If you want people to consider an issue critically, it requires tact and finesse. And if y’all really cared about the Sangha, you’d come at this issue from a completely different angle. “Bold” talk like this is nothing but grandstanding, and only serves to uphold ambiguity between what is and what is not beneficial.
Sadly, I’m partaking in a degree of grandstanding just to make this point, but hopefully it will give people a reason to consider what is and is not worth saying about the monastic community. For years people (myself included at times) have been boldly ranting about the behavior of monastics, but if frequency of complaints had any bearing on monastic culture, they’d all have taken that advice by now and things would have changed.
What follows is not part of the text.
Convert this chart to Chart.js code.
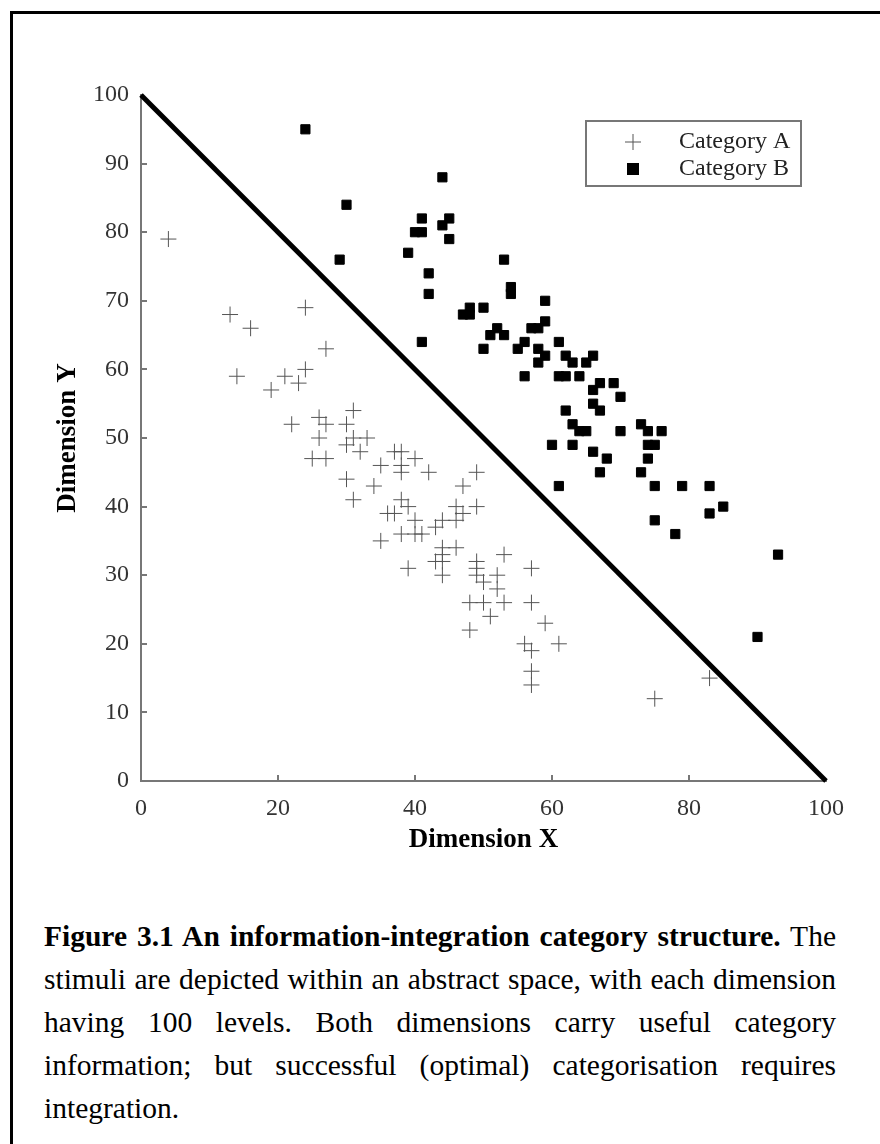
<!DOCTYPE html>
<html>
<head>
<meta charset="utf-8">
<script src="https://cdn.jsdelivr.net/npm/chart.js"></script>
<style>
  html, body { margin: 0; padding: 0; background: #fff; }
  body { width: 880px; height: 1144px; position: relative; overflow: hidden; }
  #frame { position: absolute; left: 10px; top: 11px; width: 900px; height: 1200px;
           border-left: 3px solid #000; border-top: 3px solid #000; }
  #wrap { position: absolute; left: 0; top: 0; width: 880px; height: 880px; }
  #caption { position: absolute; left: 44px; top: 915px; width: 792px;
             font-family: "Liberation Serif", "Times New Roman", serif; font-size: 29.5px;
             line-height: 43px; color: #000; }
  #caption div { text-align: justify; text-align-last: justify; white-space: nowrap; }
  #caption div.last { text-align-last: left; }
</style>
</head>
<body>
<div id="frame"></div>
<div id="wrap"><canvas id="myChart" width="880" height="880"></canvas></div>
<div id="caption">
  <div><b>Figure 3.1 An information-integration category structure.</b> The</div>
  <div>stimuli are depicted within an abstract space, with each dimension</div>
  <div>having 100 levels. Both dimensions carry useful category</div>
  <div>information; but successful (optimal) categorisation requires</div>
  <div class="last">integration.</div>
</div>
<script>
// Category A (crosses)
const catAX = [4, 13, 24, 16, 27, 14, 21, 24, 23, 19, 31, 22, 26, 27, 30, 26, 30, 31, 33, 32,
  25, 27, 37, 38, 40, 35, 38, 38, 42, 30, 34, 47, 49, 31, 38, 39, 36, 37, 40, 46,
  47, 46, 49, 44, 43, 38, 40, 41, 35, 44, 46, 44, 43, 44, 39, 44, 49, 49, 49, 50,
  48, 50, 51, 48, 53, 52, 52, 57, 53, 57, 59, 56, 57, 61, 57, 57, 83, 75];
const catAY = [79, 68, 69, 66, 63, 59, 59, 60, 58, 57, 54, 52, 53, 52, 52, 50, 49, 50, 50, 48,
  47, 47, 48, 48, 47, 46, 46, 45, 45, 44, 43, 43, 45, 41, 41, 40, 39, 39, 38, 40,
  39, 38, 40, 38, 37, 36, 36, 36, 35, 34, 34, 33, 32, 32, 31, 30, 32, 31, 30, 29,
  26, 26, 24, 22, 33, 30, 28, 31, 26, 26, 23, 20, 19, 20, 16, 14, 15, 12];

// Category B (squares)
const catBX = [24, 30, 44, 41, 45, 44, 40, 41, 45, 39, 29, 42, 42, 53, 54, 54, 59, 47, 48, 48,
  50, 59, 57, 58, 52, 51, 53, 41, 61, 50, 55, 56, 58, 59, 58, 62, 63, 65, 66, 56,
  61, 62, 64, 67, 69, 66, 70, 66, 67, 62, 63, 64, 65, 70, 73, 74, 76, 60, 63, 74,
  75, 66, 68, 74, 67, 73, 61, 75, 79, 83, 85, 83, 75, 78, 93, 90];
const catBY = [95, 84, 88, 82, 82, 81, 80, 80, 79, 77, 76, 74, 71, 76, 72, 71, 70, 68, 69, 68,
  69, 67, 66, 66, 66, 65, 65, 64, 64, 63, 63, 64, 63, 62, 61, 62, 61, 61, 62, 59,
  59, 59, 59, 58, 58, 57, 56, 55, 54, 54, 52, 51, 51, 51, 52, 51, 51, 49, 49, 49,
  49, 48, 47, 47, 45, 45, 43, 43, 43, 43, 40, 39, 38, 36, 33, 21];

// decision bound
const boundX = [0, 100];
const boundY = [100, 0];

const xTicks = [0, 20, 40, 60, 80, 100];
const yTicks = [0, 10, 20, 30, 40, 50, 60, 70, 80, 90, 100];

const labelA = "Category A";
const labelB = "Category B";

function toPoints(xs, ys) {
  return xs.map((x, i) => ({ x: x, y: ys[i] }));
}

const serif = "'Liberation Serif', 'Times New Roman', serif";
Chart.defaults.font.family = serif;

const crossColor = "#555";

// inward tick marks + legend box
const extras = {
  id: "extras",
  afterDraw(chart) {
    const ctx = chart.ctx;
    const xs = chart.scales.x, ys = chart.scales.y;
    const area = chart.chartArea;
    ctx.save();
    ctx.strokeStyle = "#777";
    ctx.lineWidth = 2;
    ctx.beginPath();
    yTicks.slice(1, -1).forEach(v => {
      const py = Math.round(ys.getPixelForValue(v));
      ctx.moveTo(area.left, py);
      ctx.lineTo(area.left + 6, py);
    });
    xTicks.slice(1, -1).forEach(v => {
      const px = Math.round(xs.getPixelForValue(v));
      ctx.moveTo(px, area.bottom);
      ctx.lineTo(px, area.bottom - 6);
    });
    ctx.stroke();

    // legend
    const bx = 586, by = 121, bw = 215, bh = 65;
    ctx.fillStyle = "#fff";
    ctx.fillRect(bx, by, bw, bh);
    ctx.strokeStyle = "#777";
    ctx.lineWidth = 2;
    ctx.strokeRect(bx, by, bw, bh);

    const mx = 633;
    ctx.strokeStyle = crossColor;
    ctx.lineWidth = 1;
    ctx.beginPath();
    ctx.moveTo(mx - 8, by + 21); ctx.lineTo(mx + 8, by + 21);
    ctx.moveTo(mx, by + 13); ctx.lineTo(mx, by + 29);
    ctx.stroke();
    ctx.fillStyle = "#000";
    ctx.fillRect(mx - 6, by + 42, 12, 12);

    ctx.font = "24px " + serif;
    ctx.fillStyle = "#222";
    ctx.textBaseline = "middle";
    ctx.textAlign = "left";
    ctx.fillText(labelA, 679, by + 21);
    ctx.fillText(labelB, 679, by + 48);
    ctx.restore();
  }
};

const ctx1 = document.getElementById("myChart").getContext("2d");
const myChart = new Chart(ctx1, {
  type: "scatter",
  data: {
    datasets: [
      {
        label: labelA,
        data: toPoints(catAX, catAY),
        pointStyle: "cross",
        pointRadius: 8,
        borderColor: crossColor,
        borderWidth: 1,
        backgroundColor: crossColor,
      },
      {
        label: labelB,
        data: toPoints(catBX, catBY),
        pointStyle: "rect",
        pointRadius: 6.5,
        borderColor: "#000",
        borderWidth: 1,
        backgroundColor: "#000",
      },
      {
        type: "line",
        label: "bound",
        data: toPoints(boundX, boundY),
        borderColor: "#000",
        borderWidth: 5,
        pointRadius: 0,
        fill: false,
        clip: false,
      },
    ],
  },
  options: {
    responsive: false,
    animation: false,
    events: [],
    layout: { padding: { left: 0, top: 95, right: 54, bottom: 19 } },
    plugins: {
      legend: { display: false },
      tooltip: { enabled: false },
    },
    scales: {
      x: {
        type: "linear",
        min: 0,
        max: 100,
        afterBuildTicks: (s) => { s.ticks = xTicks.map(v => ({ value: v })); },
        afterFit: (s) => { s.height = 80; },
        grid: { display: false, drawTicks: false },
        border: { display: true, color: "#777", width: 2 },
        ticks: { color: "#333", font: { size: 24 }, padding: 13, maxRotation: 0 },
        title: {
          display: true,
          text: "Dimension X",
          color: "#000",
          font: { size: 27, weight: "bold" },
          padding: { top: 0, bottom: 5 },
        },
      },
      y: {
        type: "linear",
        min: 0,
        max: 100,
        afterBuildTicks: (s) => { s.ticks = yTicks.map(v => ({ value: v })); },
        afterFit: (s) => { s.width = 141; },
        grid: { display: false, drawTicks: false },
        border: { display: true, color: "#777", width: 2 },
        ticks: { color: "#333", font: { size: 24 }, padding: 12 },
        title: {
          display: true,
          text: "Dimension Y",
          color: "#000",
          font: { size: 27, weight: "bold" },
          padding: { top: 52, bottom: 0 },
        },
      },
    },
  },
  plugins: [extras],
});
</script>
</body>
</html>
That is far from the case. So, I think we can safely say that these types of discussions do nothing to bring our preferences to fruition.
Just my 2 cents.
Good post. I’m very tempted to treat the OP’s question with utter disdain and sarcasm. The kamma result of WALKING A DOG is trivial. It is neither black kamma nor white kamma nor grey kamma. It is like pissing in the forest. Are you not aware, OP, that when monks need to piss they whip their dicks out, sit in a squatting position, and piss all over the forest ground? Like, really? You think there’s something wrong with WALKING A DOG? You do realize how mundane and trivial a thing it is to take a dog for a walk or give him a morsel of food.
I am at a loss for words. I really want to make you look like an ass for even asking the question. And I want to do so in a variety of ways. But I won’t. Moderator requested this thread remain civil.
I will say a few things. Beyond a doubt you are young. And inexperienced. I like to put my self in your own place when thinking about this. Who would I have to be to be so self righteous and addicted to ideals that I would imagine a monk is transgressing the begger’s code in that he walks a dog? I would have to be young and inexperienced in life.
If you HURT a dog, that is dark kamma. If you kill an animal and eat it that is dark kamma. If you rape an animal that is dark kamma. If you steal another persons animal, that is dark kamma. If you sell an animal into slavery that is dark kamma. If you behave like an animal that is dark kamma. Now, keep in mind that elucidating all of the kamma results of all the possible behaviours of human kind will, according to the Buddha, drive one to vexation.
But the above are fairly safe bets. And keep in mind also that kamma is dark and light for different people. For some people a trivial transgression of morality is very dark kamma. For others that same trivial transgression means nothing.
Walking a dog is so trivial a thing that I know exactly what kind of person you are just from the fact that you posed the question.
[Irrelevant ad hominem content removed - Retro.]
The Bhikkhu’s conscience will decide for him whether walking the dog and keeping company with dogs is a transgression or not. That is not for you to decide or pass judgment on. Like a good Christian boy you should listen to Jesus and “take the log out of your own eye before you point out the speck in another’s”.
Just blown away by this thread. We’re talking about affection for animals. Who CARES!!!